What you need to do: Copy each line where the word "this" occurs.

Extracted records:
________________________

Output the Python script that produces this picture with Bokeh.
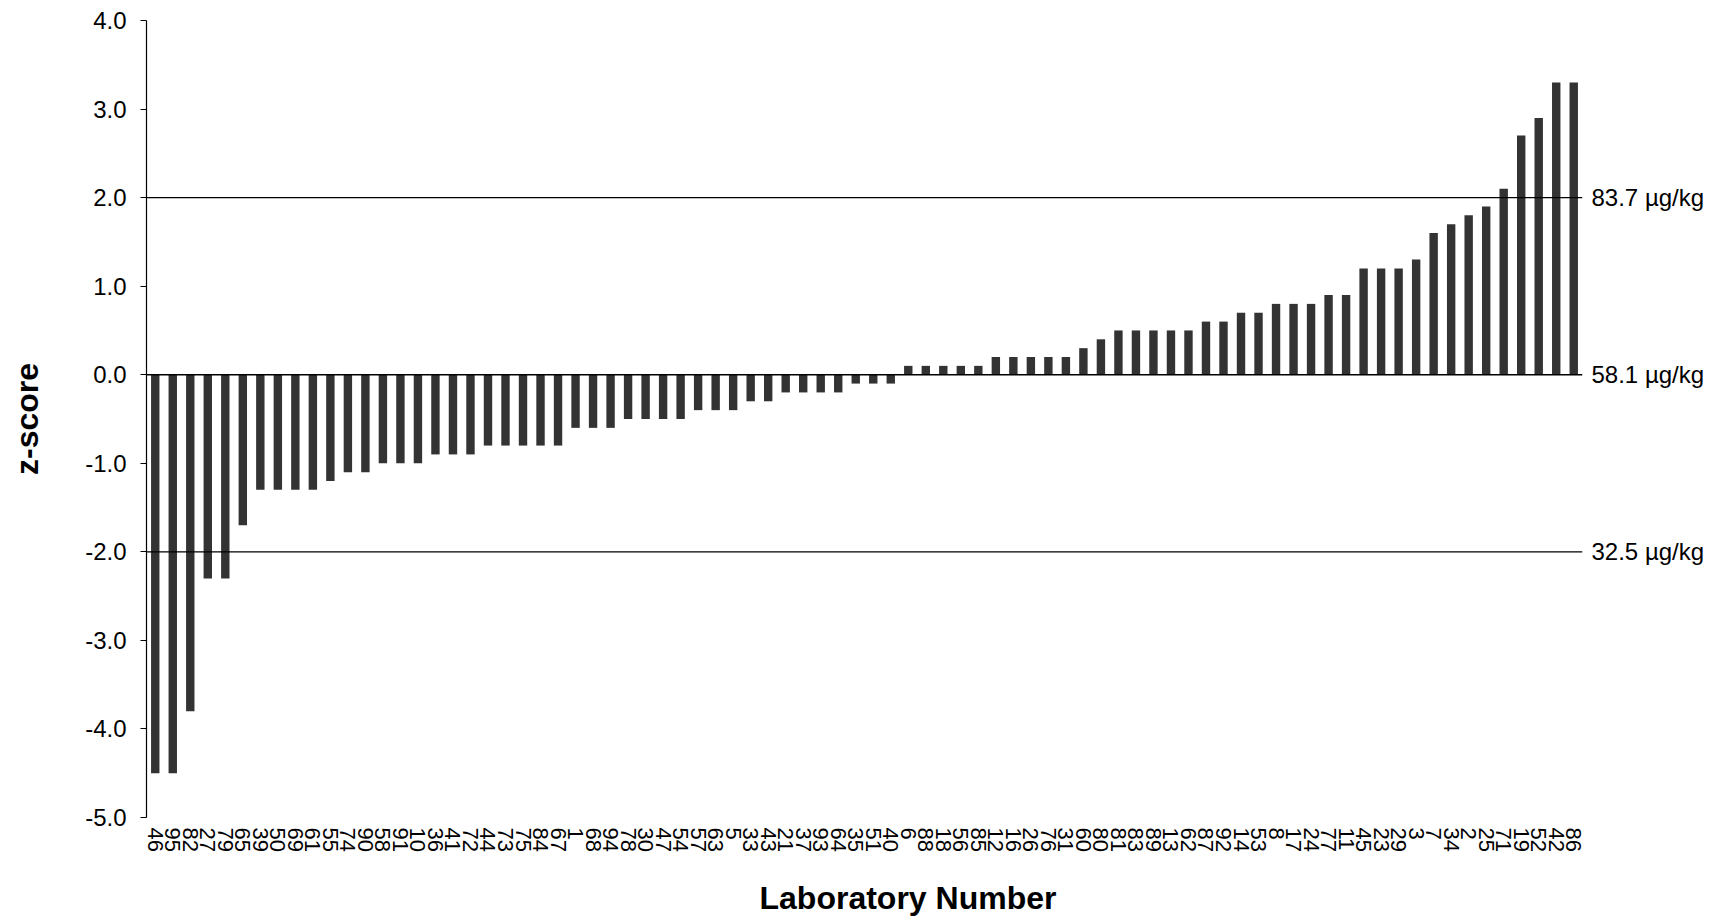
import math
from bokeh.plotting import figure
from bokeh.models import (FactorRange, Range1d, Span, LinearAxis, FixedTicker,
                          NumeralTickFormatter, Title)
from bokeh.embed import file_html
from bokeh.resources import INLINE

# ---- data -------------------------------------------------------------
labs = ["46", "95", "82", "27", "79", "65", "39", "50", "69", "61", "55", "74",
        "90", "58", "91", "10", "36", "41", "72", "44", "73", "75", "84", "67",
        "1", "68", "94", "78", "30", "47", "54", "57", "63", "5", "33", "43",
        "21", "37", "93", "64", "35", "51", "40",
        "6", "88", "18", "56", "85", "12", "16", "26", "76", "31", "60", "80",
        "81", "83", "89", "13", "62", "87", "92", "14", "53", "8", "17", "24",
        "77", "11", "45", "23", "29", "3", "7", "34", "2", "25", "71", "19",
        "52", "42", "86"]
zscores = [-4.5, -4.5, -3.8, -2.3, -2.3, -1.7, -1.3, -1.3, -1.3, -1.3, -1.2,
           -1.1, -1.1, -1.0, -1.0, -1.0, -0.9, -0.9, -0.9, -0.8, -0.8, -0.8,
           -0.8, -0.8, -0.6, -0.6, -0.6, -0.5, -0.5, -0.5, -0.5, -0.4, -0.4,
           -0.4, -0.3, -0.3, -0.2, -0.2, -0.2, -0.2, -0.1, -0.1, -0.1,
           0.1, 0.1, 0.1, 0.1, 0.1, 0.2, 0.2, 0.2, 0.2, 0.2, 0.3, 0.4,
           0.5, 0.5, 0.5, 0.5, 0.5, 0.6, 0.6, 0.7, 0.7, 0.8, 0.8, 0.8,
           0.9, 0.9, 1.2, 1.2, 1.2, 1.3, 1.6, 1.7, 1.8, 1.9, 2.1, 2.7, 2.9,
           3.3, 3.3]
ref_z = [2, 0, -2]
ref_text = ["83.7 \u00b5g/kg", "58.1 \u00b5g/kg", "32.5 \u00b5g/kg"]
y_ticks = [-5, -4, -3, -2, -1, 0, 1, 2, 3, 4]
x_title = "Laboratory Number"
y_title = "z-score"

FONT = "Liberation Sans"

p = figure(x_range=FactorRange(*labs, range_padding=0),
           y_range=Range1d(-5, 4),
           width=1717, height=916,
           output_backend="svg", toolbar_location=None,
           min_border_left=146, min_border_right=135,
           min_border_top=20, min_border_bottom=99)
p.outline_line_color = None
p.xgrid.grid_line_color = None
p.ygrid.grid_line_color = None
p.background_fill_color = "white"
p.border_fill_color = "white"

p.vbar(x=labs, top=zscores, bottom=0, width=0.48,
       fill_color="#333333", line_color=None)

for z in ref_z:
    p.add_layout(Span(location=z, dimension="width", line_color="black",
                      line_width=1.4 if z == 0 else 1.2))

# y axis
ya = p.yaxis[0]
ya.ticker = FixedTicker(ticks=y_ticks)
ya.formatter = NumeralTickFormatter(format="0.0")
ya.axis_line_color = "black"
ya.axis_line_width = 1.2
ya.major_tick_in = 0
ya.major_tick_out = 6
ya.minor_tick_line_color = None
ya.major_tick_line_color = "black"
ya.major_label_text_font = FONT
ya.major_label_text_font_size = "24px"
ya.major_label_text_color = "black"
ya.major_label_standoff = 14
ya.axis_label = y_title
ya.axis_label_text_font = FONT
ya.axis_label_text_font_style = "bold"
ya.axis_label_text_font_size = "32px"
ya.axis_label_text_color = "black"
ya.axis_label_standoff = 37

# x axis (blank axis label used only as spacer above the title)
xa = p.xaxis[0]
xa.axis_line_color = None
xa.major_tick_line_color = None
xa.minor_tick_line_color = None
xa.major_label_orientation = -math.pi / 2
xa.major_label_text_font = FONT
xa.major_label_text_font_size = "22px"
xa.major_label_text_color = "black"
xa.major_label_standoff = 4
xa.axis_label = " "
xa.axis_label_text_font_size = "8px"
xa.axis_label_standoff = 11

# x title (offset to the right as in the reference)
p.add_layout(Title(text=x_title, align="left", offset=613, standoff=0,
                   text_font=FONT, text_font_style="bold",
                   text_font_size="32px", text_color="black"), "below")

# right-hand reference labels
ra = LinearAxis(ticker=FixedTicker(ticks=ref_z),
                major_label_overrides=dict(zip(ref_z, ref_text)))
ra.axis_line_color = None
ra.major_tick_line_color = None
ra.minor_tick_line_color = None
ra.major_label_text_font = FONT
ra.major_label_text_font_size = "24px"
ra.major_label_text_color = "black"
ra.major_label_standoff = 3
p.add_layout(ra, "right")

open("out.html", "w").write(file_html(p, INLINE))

________________________

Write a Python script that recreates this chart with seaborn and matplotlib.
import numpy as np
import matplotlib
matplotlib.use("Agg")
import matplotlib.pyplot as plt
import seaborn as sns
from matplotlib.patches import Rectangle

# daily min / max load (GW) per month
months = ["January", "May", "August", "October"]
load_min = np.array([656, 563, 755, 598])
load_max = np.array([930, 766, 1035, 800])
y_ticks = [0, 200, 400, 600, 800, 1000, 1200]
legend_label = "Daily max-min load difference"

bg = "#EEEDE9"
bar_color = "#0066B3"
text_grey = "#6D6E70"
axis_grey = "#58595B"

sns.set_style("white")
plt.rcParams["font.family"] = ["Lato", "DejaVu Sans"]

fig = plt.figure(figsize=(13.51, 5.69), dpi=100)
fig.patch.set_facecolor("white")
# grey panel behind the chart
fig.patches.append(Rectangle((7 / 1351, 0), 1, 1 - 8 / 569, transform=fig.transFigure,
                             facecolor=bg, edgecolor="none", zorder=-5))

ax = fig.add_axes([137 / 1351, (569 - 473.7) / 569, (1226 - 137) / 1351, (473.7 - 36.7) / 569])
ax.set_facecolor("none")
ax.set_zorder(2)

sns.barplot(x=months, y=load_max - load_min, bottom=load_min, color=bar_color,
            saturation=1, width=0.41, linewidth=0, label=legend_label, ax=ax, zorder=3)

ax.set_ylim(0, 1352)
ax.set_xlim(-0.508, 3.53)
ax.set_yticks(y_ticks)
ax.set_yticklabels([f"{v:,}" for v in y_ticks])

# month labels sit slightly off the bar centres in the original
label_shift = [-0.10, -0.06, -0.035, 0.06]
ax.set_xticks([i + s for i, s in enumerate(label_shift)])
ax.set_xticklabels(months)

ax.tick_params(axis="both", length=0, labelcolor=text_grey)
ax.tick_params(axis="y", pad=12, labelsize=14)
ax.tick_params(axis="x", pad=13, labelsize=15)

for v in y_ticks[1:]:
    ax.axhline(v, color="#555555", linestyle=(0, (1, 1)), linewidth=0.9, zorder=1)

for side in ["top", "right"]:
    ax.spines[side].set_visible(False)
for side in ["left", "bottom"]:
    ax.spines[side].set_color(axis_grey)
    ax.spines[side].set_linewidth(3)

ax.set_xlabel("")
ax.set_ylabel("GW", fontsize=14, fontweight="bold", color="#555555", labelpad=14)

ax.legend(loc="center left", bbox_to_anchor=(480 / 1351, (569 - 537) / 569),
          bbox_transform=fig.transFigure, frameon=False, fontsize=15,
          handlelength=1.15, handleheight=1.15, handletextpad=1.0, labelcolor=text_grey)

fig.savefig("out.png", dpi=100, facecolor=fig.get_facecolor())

________________________

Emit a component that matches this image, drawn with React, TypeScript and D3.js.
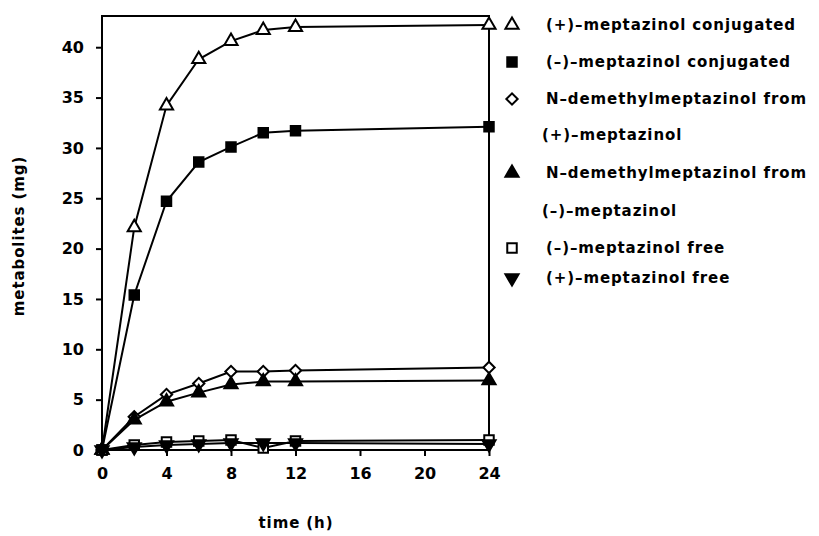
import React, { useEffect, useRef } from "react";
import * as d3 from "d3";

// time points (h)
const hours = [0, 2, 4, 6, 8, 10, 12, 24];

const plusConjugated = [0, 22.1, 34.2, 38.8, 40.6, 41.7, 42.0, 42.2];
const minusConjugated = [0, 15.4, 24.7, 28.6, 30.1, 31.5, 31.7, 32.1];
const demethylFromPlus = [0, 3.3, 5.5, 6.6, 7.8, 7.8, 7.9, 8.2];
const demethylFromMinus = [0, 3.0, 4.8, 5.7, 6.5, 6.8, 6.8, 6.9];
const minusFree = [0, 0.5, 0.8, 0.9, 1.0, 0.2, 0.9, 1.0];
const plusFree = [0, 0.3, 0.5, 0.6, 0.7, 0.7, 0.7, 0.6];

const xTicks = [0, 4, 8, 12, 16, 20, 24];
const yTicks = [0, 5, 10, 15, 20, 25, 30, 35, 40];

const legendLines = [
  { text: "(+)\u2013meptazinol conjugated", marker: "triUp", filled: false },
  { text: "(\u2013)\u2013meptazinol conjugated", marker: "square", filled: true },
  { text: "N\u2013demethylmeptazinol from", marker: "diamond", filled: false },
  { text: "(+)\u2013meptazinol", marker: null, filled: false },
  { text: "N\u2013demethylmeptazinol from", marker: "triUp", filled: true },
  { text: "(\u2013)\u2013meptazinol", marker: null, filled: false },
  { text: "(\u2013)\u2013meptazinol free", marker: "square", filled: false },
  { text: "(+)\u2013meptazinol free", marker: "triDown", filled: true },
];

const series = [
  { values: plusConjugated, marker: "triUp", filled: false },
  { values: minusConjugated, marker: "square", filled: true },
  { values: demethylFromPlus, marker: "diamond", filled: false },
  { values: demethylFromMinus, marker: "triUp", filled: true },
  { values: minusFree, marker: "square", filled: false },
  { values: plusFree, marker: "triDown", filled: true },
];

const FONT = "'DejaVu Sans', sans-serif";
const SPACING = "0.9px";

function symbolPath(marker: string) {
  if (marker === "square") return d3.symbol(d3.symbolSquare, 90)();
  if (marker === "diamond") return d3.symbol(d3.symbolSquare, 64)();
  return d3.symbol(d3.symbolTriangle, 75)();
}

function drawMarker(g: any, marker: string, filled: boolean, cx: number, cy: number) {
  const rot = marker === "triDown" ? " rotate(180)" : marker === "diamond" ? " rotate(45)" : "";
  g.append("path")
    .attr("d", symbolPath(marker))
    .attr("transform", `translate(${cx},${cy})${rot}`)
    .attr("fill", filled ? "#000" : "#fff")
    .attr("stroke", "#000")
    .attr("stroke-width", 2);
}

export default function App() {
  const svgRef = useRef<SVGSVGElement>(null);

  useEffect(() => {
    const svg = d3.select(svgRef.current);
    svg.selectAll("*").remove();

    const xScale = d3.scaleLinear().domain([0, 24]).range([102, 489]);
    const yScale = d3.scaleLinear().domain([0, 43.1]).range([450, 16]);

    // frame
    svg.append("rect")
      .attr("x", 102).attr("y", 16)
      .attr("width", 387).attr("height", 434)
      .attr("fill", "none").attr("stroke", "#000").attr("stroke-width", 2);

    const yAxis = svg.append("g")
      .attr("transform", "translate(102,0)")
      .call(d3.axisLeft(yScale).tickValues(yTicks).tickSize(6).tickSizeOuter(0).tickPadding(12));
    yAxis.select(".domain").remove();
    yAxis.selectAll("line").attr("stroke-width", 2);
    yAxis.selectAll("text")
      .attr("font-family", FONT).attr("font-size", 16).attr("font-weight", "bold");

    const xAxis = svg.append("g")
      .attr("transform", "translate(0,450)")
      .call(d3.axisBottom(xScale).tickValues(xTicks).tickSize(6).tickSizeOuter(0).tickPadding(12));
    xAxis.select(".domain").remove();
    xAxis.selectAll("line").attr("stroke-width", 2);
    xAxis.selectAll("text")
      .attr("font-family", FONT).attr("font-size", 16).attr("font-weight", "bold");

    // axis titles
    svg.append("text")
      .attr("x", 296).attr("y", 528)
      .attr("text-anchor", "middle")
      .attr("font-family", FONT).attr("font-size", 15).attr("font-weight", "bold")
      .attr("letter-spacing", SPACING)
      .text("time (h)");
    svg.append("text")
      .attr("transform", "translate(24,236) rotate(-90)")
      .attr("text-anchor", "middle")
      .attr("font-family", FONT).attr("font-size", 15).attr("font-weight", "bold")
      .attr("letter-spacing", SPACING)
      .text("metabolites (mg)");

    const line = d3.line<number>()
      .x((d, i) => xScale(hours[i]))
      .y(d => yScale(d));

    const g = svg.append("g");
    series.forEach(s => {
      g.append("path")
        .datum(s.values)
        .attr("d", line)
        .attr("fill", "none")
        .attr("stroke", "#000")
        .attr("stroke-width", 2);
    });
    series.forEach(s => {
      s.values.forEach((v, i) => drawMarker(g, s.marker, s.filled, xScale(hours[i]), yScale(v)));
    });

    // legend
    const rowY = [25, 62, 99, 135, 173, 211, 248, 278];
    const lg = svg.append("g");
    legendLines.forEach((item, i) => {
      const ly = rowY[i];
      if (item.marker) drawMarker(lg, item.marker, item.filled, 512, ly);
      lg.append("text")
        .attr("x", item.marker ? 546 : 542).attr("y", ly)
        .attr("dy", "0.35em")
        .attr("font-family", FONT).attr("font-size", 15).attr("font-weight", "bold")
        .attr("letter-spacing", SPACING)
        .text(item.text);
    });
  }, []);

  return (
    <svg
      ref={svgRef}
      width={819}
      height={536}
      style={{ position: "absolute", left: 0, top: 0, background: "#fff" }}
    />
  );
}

________________________

Answer to the task:
Output the Python script that produces this picture with Bokeh.
Write a Python script that recreates this chart with seaborn and matplotlib.
Emit a component that matches this image, drawn with React, TypeScript and D3.js.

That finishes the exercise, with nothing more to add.